Dans son programme, Emmanuel Macron avait pourtant affirmé : « La justice des mineurs est une de nos grandes priorités, car c’est là que se joue l’avenir des enfants en difficulté. »

Aussi peut-on s’étonner que la justice des mineurs ne bénéficie pas d’une forte augmentation de crédits et ne fasse pas l’objet de l’un des grands chantiers de la justice annoncés.

S’agissant de l’aide juridictionnelle, le budget doit augmenter de 8,7 % – encore une fois, c’est moins que l’année précédente – en attendant le lancement de plusieurs missions destinées à trouver une solution de financement pérenne.

Le budget alloué à ce programme est largement insuffisant ; c’est pourquoi nous vous proposons, mes chers collègues, par voie d’amendement, de l’abonder. Il s’agit là du seul outil permettant d’assurer une assistance aux justiciables les plus démunis.

À cet égard, nous souhaitons souligner que l’augmentation des ressources attribuées à cette politique publique ne doit pas conduire à éluder la question fondamentale de la rétribution des professionnels du droit intervenant dans l’aide juridictionnelle.

En effet, les avocats qui prennent en charge ces dossiers ne sont pas rémunérés, mais « indemnisés » via la perception d’une rétribution dérisoire à la toute fin de la procédure.
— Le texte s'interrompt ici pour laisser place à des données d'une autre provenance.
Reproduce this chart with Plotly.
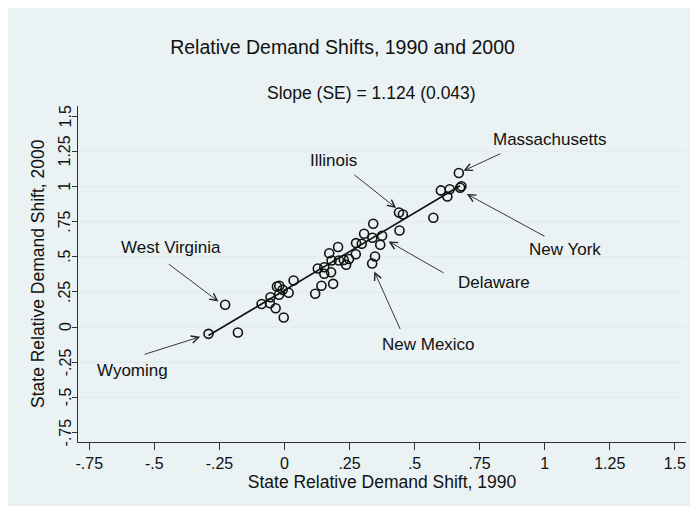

Ces avocats assument seuls, sur leur activité économique, le poids d’une mission de service public dont la rétribution est bien souvent inférieure au coût.

Si le budget de la justice est donc présenté, cette année encore, comme prioritaire, il n’échappe pas aux logiques d’austérité.

Or les moyens affectés et les orientations définies ne permettront pas de restaurer la crédibilité et l’efficacité de la justice ; c’est la raison pour laquelle les sénatrices et les sénateurs de mon groupe voteront contre les crédits de cette mission.

Selon nous, mes chers collègues, il y a urgence à prôner et à ériger une justice plus sociale et humaine. Nous formons le vœu, de nouveau, que les chantiers lancés par Mme la garde des sceaux, qui sont en cours, aboutissent à un texte en faveur de cette logique.